Sunday, September 11, 2016

Secondary Traumatic Stress

Today is September 11 and I am a New Yorker. I anticipate this day, I usually take the day off work but this year it falls on a Sunday. I asked my FB friends to be "mindful" about which images they post today, although TIME, Reuters and Huffington Post aren't friends of mine and they went ahead and re-posted all kinds of horrors.
When I first moved to Colorado, people talked about 9/11 very differently. They remember the Football game from the night before. They remember watching it on TV. New Yorkers remember the weather - the soft cool morning with clear skies and bright sun, They remember the sounds - metal screaming against metal, bodies hitting the pavement, the sirens, the alarms. They remember the smells - smoke, and later, the smell of the burning people. The only planes in the sky were fighter jets, everyone had to walk home. Everyone had to account for their friends and relatives.

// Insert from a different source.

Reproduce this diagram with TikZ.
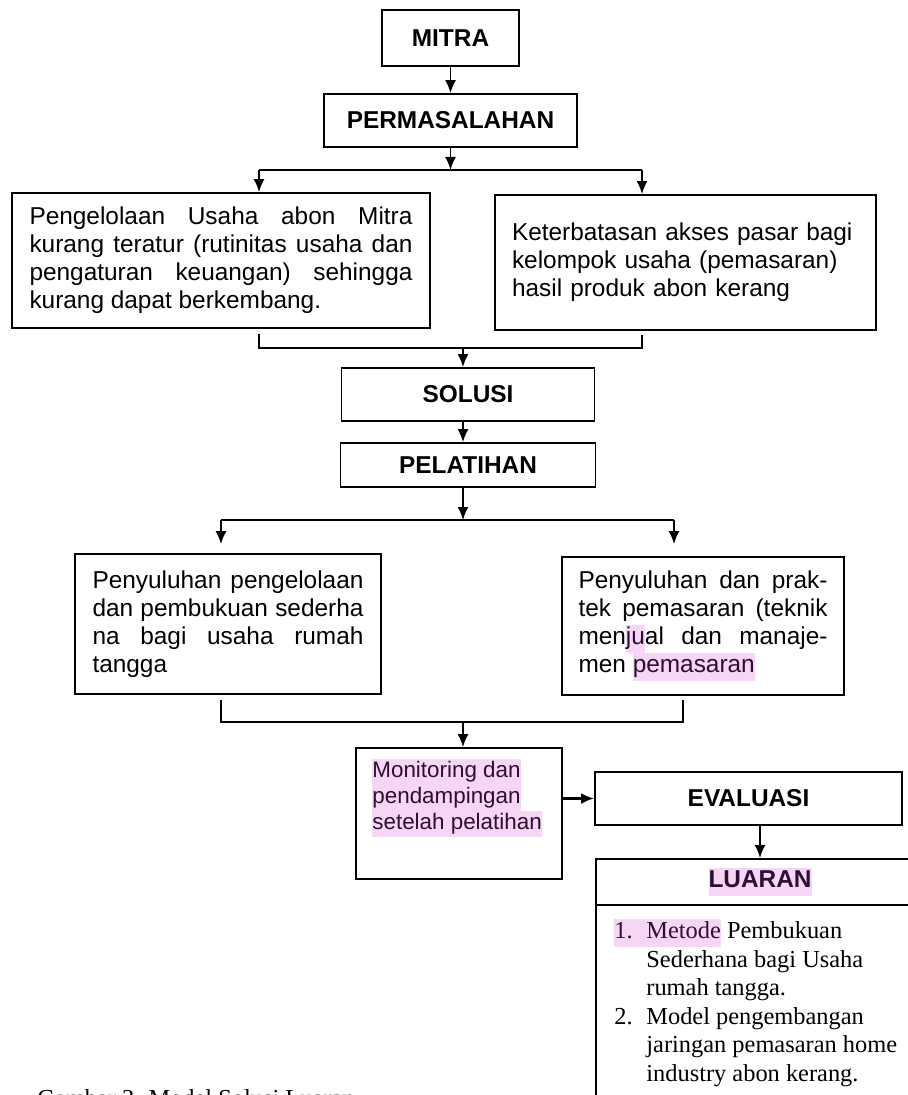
\documentclass[tikz,border=0pt]{standalone}
\usepackage{fontspec}
\usepackage{tikz}
\usepackage{color}
\setmainfont{Liberation Sans}
\newfontfamily\serifitem{Liberation Serif}
\usetikzlibrary{arrows.meta}
\definecolor{markpink}{RGB}{245,214,245}
\definecolor{markink}{RGB}{45,15,50}
\newcommand{\marked}[1]{{\setlength{\fboxsep}{0pt}\colorbox{markpink}{\strut\color{markink}#1}}}

\begin{document}
\begin{tikzpicture}[
    x=0.5pt, y=-0.5pt,
    every node/.style = {font=\fontsize{12.2}{14}\selectfont, inner sep=0pt},
    box/.style        = {draw, line width=0.9pt},
    head/.style       = {box, font=\fontsize{12.2}{14}\selectfont\bfseries},
    flow/.style       = {draw, line width=0.9pt, -{Latex[length=6.5pt,width=5.5pt]}},
    wire/.style       = {draw, line width=0.9pt},
]
\useasboundingbox (0,0) rectangle (908,1095);

\node [head, minimum width=68.5pt, minimum height=28pt] (mitra) at (450.5,38) {MITRA};
\node [head, minimum width=126.5pt, minimum height=26.5pt] (masalah) at (450.5,120.5) {PERMASALAHAN};
\node [box, minimum width=209pt, minimum height=67.5pt, text width=191.5pt, align=justify] (kelola) at (221,260.5)
  {Pengelolaan Usaha abon Mitra\linebreak kurang teratur (rutinitas usaha dan\linebreak pengaturan keuangan) sehingga\linebreak kurang dapat berkembang.};
\node [box, minimum width=190.5pt, minimum height=67.5pt, text width=173.5pt, align=left] (akses) at (685.5,262.5)
  {Keterbatasan akses pasar bagi\\ kelompok usaha (pemasaran)\\ hasil produk abon kerang};

\node [head, minimum width=126.5pt, minimum height=26.5pt] (solusi) at (468,394.5) {SOLUSI};
\node [head, minimum width=127.5pt, minimum height=22pt] (latih) at (468,465) {PELATIHAN};

\node [box, minimum width=153pt, minimum height=70pt, text width=135.5pt, align=justify] (buku) at (228,624)
  {Penyuluhan pengelolaan\linebreak dan pembukuan sederha\linebreak na bagi usaha rumah\linebreak tangga};
\node [box, minimum width=141pt, minimum height=69pt, text width=124.5pt, align=justify] (pasar) at (703,626)
  {Penyuluhan dan prak-\linebreak tek pemasaran (teknik\linebreak men\marked{ju}al dan manaje-\linebreak men \marked{pemasaran}};

\node [box, minimum width=103pt, minimum height=65.5pt] (monitor) at (459,813.5) {};
\node [anchor=north west, align=left, font=\fontsize{11.2}{13}\selectfont] (monitorisi) at (372,759)
  {\marked{Monitoring dan}\\ \marked{pendampingan}\\ \marked{setelah pelatihan}};

\node [head, minimum width=153.5pt, minimum height=26.5pt] (evaluasi) at (748.5,798.5) {EVALUASI};

\node [box, anchor=north west, minimum width=175pt, minimum height=140pt] (luaran) at (595,858) {};
\draw [wire] ([yshift=-23.5pt]luaran.north west) -- ([yshift=-23.5pt]luaran.north east);
\node [font=\fontsize{12.2}{14}\selectfont\bfseries] (luaranjudul) at (760,882) {\marked{LUARAN}};
\node [anchor=north west, align=left, font=\serifitem\fontsize{12.2}{14.25}\selectfont] (luaranisi) at (614,918.5)
  {\marked{\makebox[16pt][l]{1.}Metode} Pembukuan\\
   \hspace*{16pt}Sederhana bagi Usaha\\
   \hspace*{16pt}rumah tangga.\\
   \makebox[16pt][l]{2.}Model pengembangan\\
   \hspace*{16pt}jaringan pemasaran home\\
   \hspace*{16pt}industry abon kerang.};

\node [anchor=north west, font=\serifitem\fontsize{12.2}{14}\selectfont] (gambar) at (37,1089) {Gambar 2. Model Solusi Luaran};

\coordinate (kiri1) at (259,170);
\coordinate (kanan1) at (642,170);
\coordinate (kiri2) at (259,348);
\coordinate (kanan2) at (642,348);
\coordinate (tengah2) at (463,348);
\coordinate (kiri3) at (221,520);
\coordinate (kanan3) at (674,520);
\coordinate (tengah3) at (463,520);
\coordinate (kiri4) at (221,722);
\coordinate (kanan4) at (683,722);
\coordinate (tengah4) at (463,722);

\draw [flow] (mitra) -- (masalah);
\draw [flow] (masalah.south) -- (masalah.south |- kiri1);
\draw [wire] (kiri1) -- (kanan1);
\draw [flow] (kiri1) -- (kiri1 |- kelola.north);
\draw [flow] (kanan1) -- (kanan1 |- akses.north);

\draw [wire, shorten <=2.5pt, shorten >=2pt] (kelola.south -| kiri2) -- (kiri2) -- (kanan2) -- (akses.south -| kanan2);
\draw [flow] (tengah2) -- (tengah2 |- solusi.north);
\draw [flow] (solusi.south -| tengah2) -- (latih.north -| tengah2);

\draw [flow] (latih.south -| tengah3) -- (tengah3);
\draw [wire] (kiri3) -- (kanan3);
\draw [flow, shorten >=4.5pt] (kiri3) -- (kiri3 |- buku.north);
\draw [flow, shorten >=6pt] (kanan3) -- (kanan3 |- pasar.north);

\draw [wire, shorten <=2.5pt, shorten >=2pt] (buku.south -| kiri4) -- (kiri4) -- (kanan4) -- (pasar.south -| kanan4);
\draw [flow] (tengah4) -- (tengah4 |- monitor.north);
\draw [flow, line width=1.3pt] (monitor.east |- evaluasi.west) -- (evaluasi.west);
\draw [flow] ([xshift=5.75pt]evaluasi.south) -- ([xshift=5.75pt]evaluasi.south |- luaran.north);
\end{tikzpicture}
\end{document}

September 11 was 15 years ago. But for so many, it's not just one day a year. I hope it's not everyday anymore, but it could be. I was a newlywed. My husband had gone downtown for a meeting. We both worked for Catholic Charities as therapists. That night we were asked to volunteer downtown, helping people de-escalate. There was NO de-escalating anyone. They were looking for their fiances, spouses, posting photos, checking the hospital rosters the volunteers were holding. My spouse went, but I stayed home, too afraid to go near the site. All day we were told anything could happen any time, and I lived by a major bridge - I was not allowed to go under it on my way to the hospital to give blood. I was given an appointment to come another day. There were no patients who needed it today.

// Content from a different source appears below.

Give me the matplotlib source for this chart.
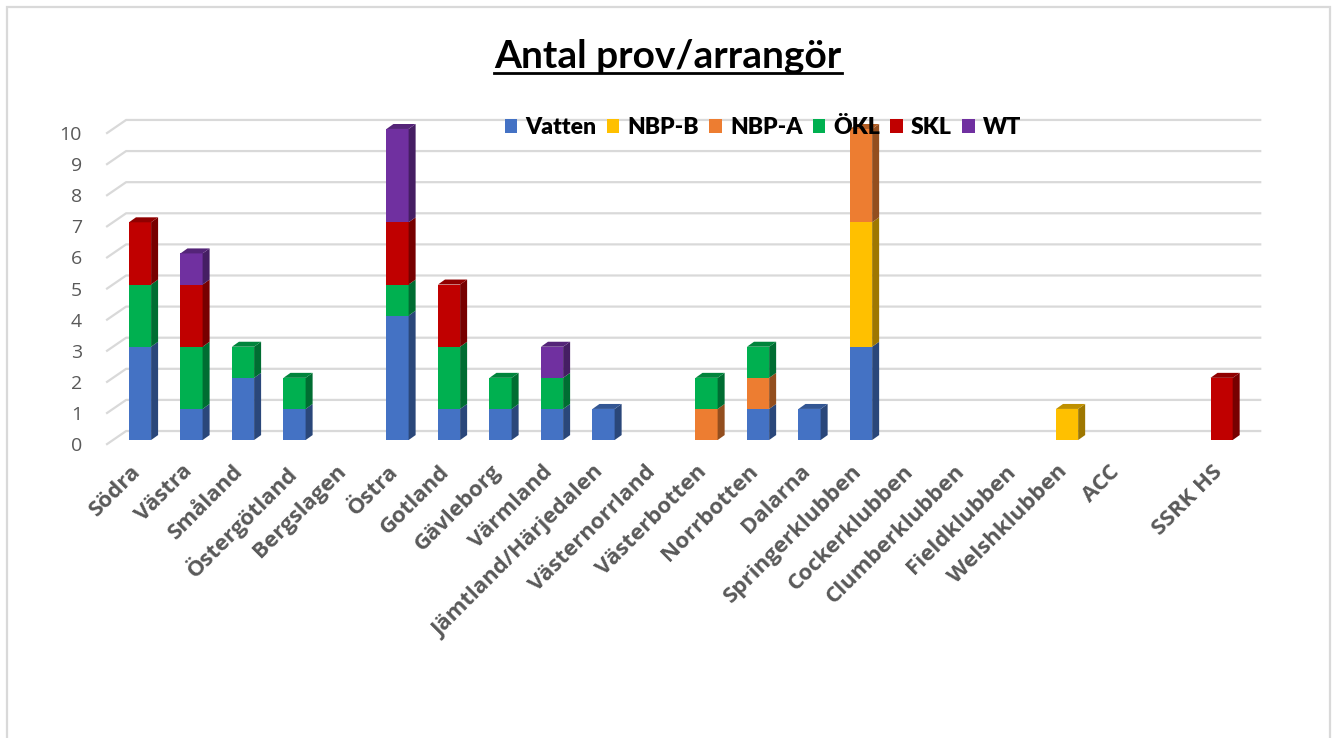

Our agency negotiated a contract with the City to administrate funds for families and people who lost their jobs because downtown was shut down. We were also sent to various sites to provide counseling and provided onsite counseling in the offices.  I remember one woman who worked for American Express housed in the WTC. She walked all the way from one end of the island to the other to get home, the long way. She often sat in my office struggling to stay in the present. Other times her eyes were shut and she was back downtown running for her life. I would keep talking to her to help hold her mind in that office with me, safe and quiet. I felt like I failed her. We had no idea what we were doing. We were struggling as much as anyone else. Two years later, the agency gave us a therapist of our own to do some de-briefing groups. It seemed like an after thought by then.

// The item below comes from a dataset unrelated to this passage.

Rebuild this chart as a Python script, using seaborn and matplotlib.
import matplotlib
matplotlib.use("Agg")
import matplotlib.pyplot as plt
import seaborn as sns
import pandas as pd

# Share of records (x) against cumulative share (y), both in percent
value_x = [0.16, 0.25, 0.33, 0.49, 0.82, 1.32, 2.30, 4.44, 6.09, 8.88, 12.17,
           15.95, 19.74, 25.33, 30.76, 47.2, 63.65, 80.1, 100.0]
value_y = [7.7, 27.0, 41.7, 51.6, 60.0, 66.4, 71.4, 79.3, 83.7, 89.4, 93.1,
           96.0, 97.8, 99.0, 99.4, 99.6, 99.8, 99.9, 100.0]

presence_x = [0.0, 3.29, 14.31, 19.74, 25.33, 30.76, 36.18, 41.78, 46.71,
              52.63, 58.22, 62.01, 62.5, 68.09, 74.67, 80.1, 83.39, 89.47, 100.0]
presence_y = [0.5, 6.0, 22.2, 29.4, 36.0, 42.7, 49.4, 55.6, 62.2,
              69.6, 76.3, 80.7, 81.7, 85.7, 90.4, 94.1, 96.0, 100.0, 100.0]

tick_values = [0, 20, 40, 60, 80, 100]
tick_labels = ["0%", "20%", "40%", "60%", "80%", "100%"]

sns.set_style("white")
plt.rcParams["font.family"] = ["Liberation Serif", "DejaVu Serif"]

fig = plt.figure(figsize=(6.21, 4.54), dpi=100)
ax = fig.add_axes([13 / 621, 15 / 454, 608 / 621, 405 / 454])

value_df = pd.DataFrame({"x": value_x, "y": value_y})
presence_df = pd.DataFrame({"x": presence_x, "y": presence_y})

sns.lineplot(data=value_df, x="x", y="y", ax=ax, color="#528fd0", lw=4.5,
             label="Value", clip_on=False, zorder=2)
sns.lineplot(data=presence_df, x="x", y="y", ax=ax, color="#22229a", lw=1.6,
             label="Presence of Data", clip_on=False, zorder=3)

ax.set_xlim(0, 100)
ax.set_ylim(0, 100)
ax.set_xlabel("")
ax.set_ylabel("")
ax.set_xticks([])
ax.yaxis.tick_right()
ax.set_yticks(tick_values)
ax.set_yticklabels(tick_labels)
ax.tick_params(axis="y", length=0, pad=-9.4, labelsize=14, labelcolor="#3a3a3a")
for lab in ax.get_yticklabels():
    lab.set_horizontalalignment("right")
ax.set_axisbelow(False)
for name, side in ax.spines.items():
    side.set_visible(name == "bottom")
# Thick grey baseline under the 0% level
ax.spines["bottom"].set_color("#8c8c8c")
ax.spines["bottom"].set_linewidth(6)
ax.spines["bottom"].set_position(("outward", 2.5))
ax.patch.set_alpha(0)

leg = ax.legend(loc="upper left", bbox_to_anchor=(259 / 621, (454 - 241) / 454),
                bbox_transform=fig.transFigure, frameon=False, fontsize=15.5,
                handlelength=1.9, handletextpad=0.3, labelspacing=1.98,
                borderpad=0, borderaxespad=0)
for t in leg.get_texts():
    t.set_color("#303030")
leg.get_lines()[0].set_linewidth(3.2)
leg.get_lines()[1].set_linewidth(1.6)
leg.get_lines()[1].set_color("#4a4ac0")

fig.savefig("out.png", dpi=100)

Today I tried anything to avoid seeing images, to think about my life that day. Since then. I get angry at people for being so flipping patriotic when they were somewhere else, watching TV, watching football. As a social worker, a clinician, I hear un-believeable stories of victimization and survival. People who have been raped, stabbed, shot, slashed, relatives of the murdered, and my own first hand experiences of work in the ER with people who are fighting to live, or dead, and being prepped for organ donation, or being re-opened in the ICU because the ORs were booked. Or the rubble and the smell and the zombie like people milling around you.
But I can't stand people making a trauma their own when it was not.  You're a firefighter? That's great, I know you have trauma. But you're a firefighter in Boonie, IA and 9/11 was not your trauma. I have to deal with that, I hold my tongue a lot. First responders died in greater numbers than any other group, they ran to the danger. They worked in the middle of the danger. The Twin Towers have been targeted since the moment they went up and were a firetrap by design. They face outrageous risk of post traumatic stress disorder and secondary trauma - car accidents, and fires. The things they've had to see that can never be un-seen.
Those images replay in the mind, anytime you smell something burning outside on the wind. When a plane seems just a little too low over your neighborhood. Be kind to each other. You haven't walked in their shoes. And you haven't walked in mine.